_Exercise requirements:_ Return the whole listing, line for line, without the pictures in it.

_Source data:_
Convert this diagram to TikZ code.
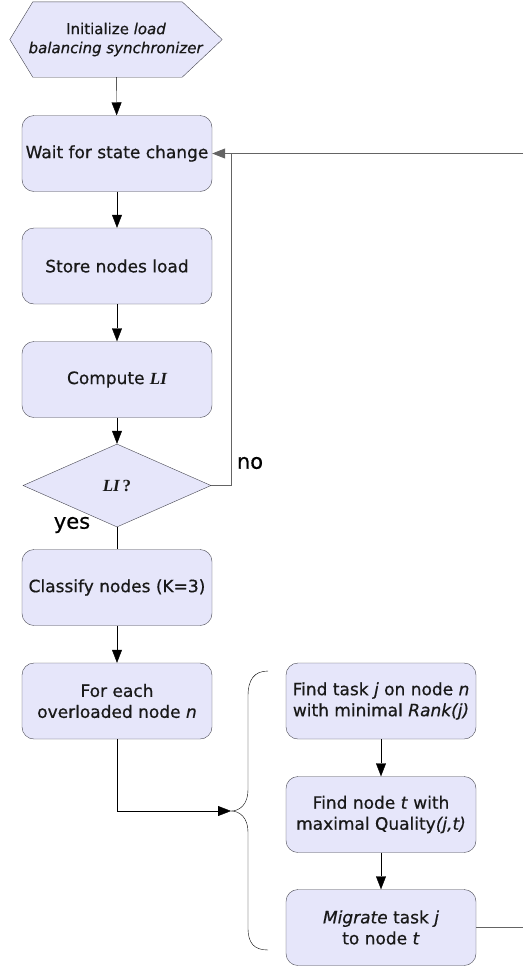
\documentclass[tikz,border=0pt]{standalone}
\usepackage{fontspec}
\setmainfont[FakeBold=0.6, ItalicFeatures={FakeBold=0.6}]{DejaVu Sans}
\newfontfamily\serif{Liberation Serif}
\usetikzlibrary{arrows.meta,shapes.geometric}

\definecolor{boxfill}{RGB}{230,230,250}
\definecolor{boxline}{RGB}{70,70,80}
\definecolor{loopgray}{RGB}{100,100,100}
\definecolor{textdark}{RGB}{25,25,25}

\tikzset{
  box/.style={draw=boxline, fill=boxfill, rounded corners=12pt, minimum width=190pt,
    minimum height=76pt, align=center, inner sep=1pt, text=textdark,
    font=\fontsize{17}{21}\selectfont},
  arr/.style={-{Triangle[length=13pt,width=10pt]}},
}

\begin{document}
\begin{tikzpicture}[x=1pt,y=-1pt]
\useasboundingbox (0,0) rectangle (523,967);

% Start: hexagon drawn round the text node
\node[minimum width=212pt, minimum height=75pt, inner sep=0pt] (init) at (116,39.5) {};
\filldraw[draw=boxline, fill=boxfill]
  (init.west) -- ([xshift=23pt]init.north west) -- ([xshift=-40pt]init.north east)
  -- (init.east) -- ([xshift=-40pt]init.south east) -- ([xshift=23pt]init.south west) -- cycle;
\node[align=center, text=textdark, font=\fontsize{15}{19}\selectfont] at (init)
  {Initialize \textit{load}\\ \textit{balancing synchronizer}};

% Left column
\node[box] (wait)     at (117,153.5) {Wait for state change};
\node[box] (store)    at (117,266)   {Store nodes load};
\node[box] (compute)  at (117,379.5) {Compute {\serif\itshape\bfseries LI}};
\node[draw=boxline, fill=boxfill, shape=diamond, minimum width=188pt, minimum height=83pt,
  inner sep=0pt, text=textdark, font=\fontsize{17}{20}\selectfont] (test) at (117,485.5)
  {{\serif\itshape\bfseries LI}\,{\serif\bfseries ?}};
\node[box] (classify) at (117,587.5) {Classify nodes (K=3)};
\node[box] (foreach)  at (117,701)   {For each\\ overloaded node \textit{n}};

% Right column
\node[box] (findtask) at (381,701)   {Find task \textit{j} on node \textit{n}\\ with minimal \textit{Rank(j)}};
\node[box] (findnode) at (381,814.5) {Find node \textit{t} with\\ maximal Quality\textit{(j,t)}};
\node[box] (migrate)  at (381,927.5) {\textit{Migrate} task \textit{j}\\ to node \textit{t}};

% Labels
\node[font=\fontsize{21}{24}\selectfont] (nolabel)  at (250,463) {no};
\node[font=\fontsize{21}{24}\selectfont] (yeslabel) at (72,525)  {yes};

% Loop ends at the right border
\coordinate (loopin)  at (523,153.5);
\coordinate (loopout) at (523,927.5);
\coordinate (tip)     at (231,811);

% Connectors
\draw[arr] (init) -- (wait);
\draw[arr] (wait) -- (store);
\draw[arr] (store) -- (compute);
\draw[arr] (compute) -- (test);
\draw (test) -- (classify);
\draw[arr] (classify) -- (foreach);
\draw[arr] (foreach.south) |- (tip);
\draw[arr] (findtask) -- (findnode);
\draw[arr] (findnode) -- (migrate);

\draw[loopgray, thick] (test.east) -| ([xshift=19pt]wait.east);
\draw[arr, loopgray, thick] (loopin) -- (wait.east);
\draw[loopgray, thick] (migrate.east) -- (loopout);

% Brace
\draw (268,671) .. controls (254,671) and (248,680) .. (248,696) -- (248,790)
  .. controls (248,804) and (240,811) .. (tip)
  .. controls (240,811) and (248,818) .. (248,832) -- (248,928)
  .. controls (248,943) and (254,950) .. (268,950);

\end{tikzpicture}
\end{document}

_Finished exercise:_
Convert this diagram to TikZ code.
\documentclass[tikz,border=0pt]{standalone}
\usepackage{fontspec}
\setmainfont[FakeBold=0.6, ItalicFeatures={FakeBold=0.6}]{DejaVu Sans}
\newfontfamily\serif{Liberation Serif}
\usetikzlibrary{arrows.meta,shapes.geometric}

\definecolor{boxfill}{RGB}{230,230,250}
\definecolor{boxline}{RGB}{70,70,80}
\definecolor{loopgray}{RGB}{100,100,100}
\definecolor{textdark}{RGB}{25,25,25}

\tikzset{
  box/.style={draw=boxline, fill=boxfill, rounded corners=12pt, minimum width=190pt,
    minimum height=76pt, align=center, inner sep=1pt, text=textdark,
    font=\fontsize{17}{21}\selectfont},
  arr/.style={-{Triangle[length=13pt,width=10pt]}},
}

\begin{document}
\begin{tikzpicture}[x=1pt,y=-1pt]
\useasboundingbox (0,0) rectangle (523,967);

% Start: hexagon drawn round the text node
\node[minimum width=212pt, minimum height=75pt, inner sep=0pt] (init) at (116,39.5) {};
\filldraw[draw=boxline, fill=boxfill]
  (init.west) -- ([xshift=23pt]init.north west) -- ([xshift=-40pt]init.north east)
  -- (init.east) -- ([xshift=-40pt]init.south east) -- ([xshift=23pt]init.south west) -- cycle;
\node[align=center, text=textdark, font=\fontsize{15}{19}\selectfont] at (init)
  {Initialize \textit{load}\\ \textit{balancing synchronizer}};

% Left column
\node[box] (wait)     at (117,153.5) {Wait for state change};
\node[box] (store)    at (117,266)   {Store nodes load};
\node[box] (compute)  at (117,379.5) {Compute {\serif\itshape\bfseries LI}};
\node[draw=boxline, fill=boxfill, shape=diamond, minimum width=188pt, minimum height=83pt,
  inner sep=0pt, text=textdark, font=\fontsize{17}{20}\selectfont] (test) at (117,485.5)
  {{\serif\itshape\bfseries LI}\,{\serif\bfseries ?}};
\node[box] (classify) at (117,587.5) {Classify nodes (K=3)};
\node[box] (foreach)  at (117,701)   {For each\\ overloaded node \textit{n}};

% Right column
\node[box] (findtask) at (381,701)   {Find task \textit{j} on node \textit{n}\\ with minimal \textit{Rank(j)}};
\node[box] (findnode) at (381,814.5) {Find node \textit{t} with\\ maximal Quality\textit{(j,t)}};
\node[box] (migrate)  at (381,927.5) {\textit{Migrate} task \textit{j}\\ to node \textit{t}};

% Labels
\node[font=\fontsize{21}{24}\selectfont] (nolabel)  at (250,463) {no};
\node[font=\fontsize{21}{24}\selectfont] (yeslabel) at (72,525)  {yes};

% Loop ends at the right border
\coordinate (loopin)  at (523,153.5);
\coordinate (loopout) at (523,927.5);
\coordinate (tip)     at (231,811);

% Connectors
\draw[arr] (init) -- (wait);
\draw[arr] (wait) -- (store);
\draw[arr] (store) -- (compute);
\draw[arr] (compute) -- (test);
\draw (test) -- (classify);
\draw[arr] (classify) -- (foreach);
\draw[arr] (foreach.south) |- (tip);
\draw[arr] (findtask) -- (findnode);
\draw[arr] (findnode) -- (migrate);

\draw[loopgray, thick] (test.east) -| ([xshift=19pt]wait.east);
\draw[arr, loopgray, thick] (loopin) -- (wait.east);
\draw[loopgray, thick] (migrate.east) -- (loopout);

% Brace
\draw (268,671) .. controls (254,671) and (248,680) .. (248,696) -- (248,790)
  .. controls (248,804) and (240,811) .. (tip)
  .. controls (240,811) and (248,818) .. (248,832) -- (248,928)
  .. controls (248,943) and (254,950) .. (268,950);

\end{tikzpicture}
\end{document}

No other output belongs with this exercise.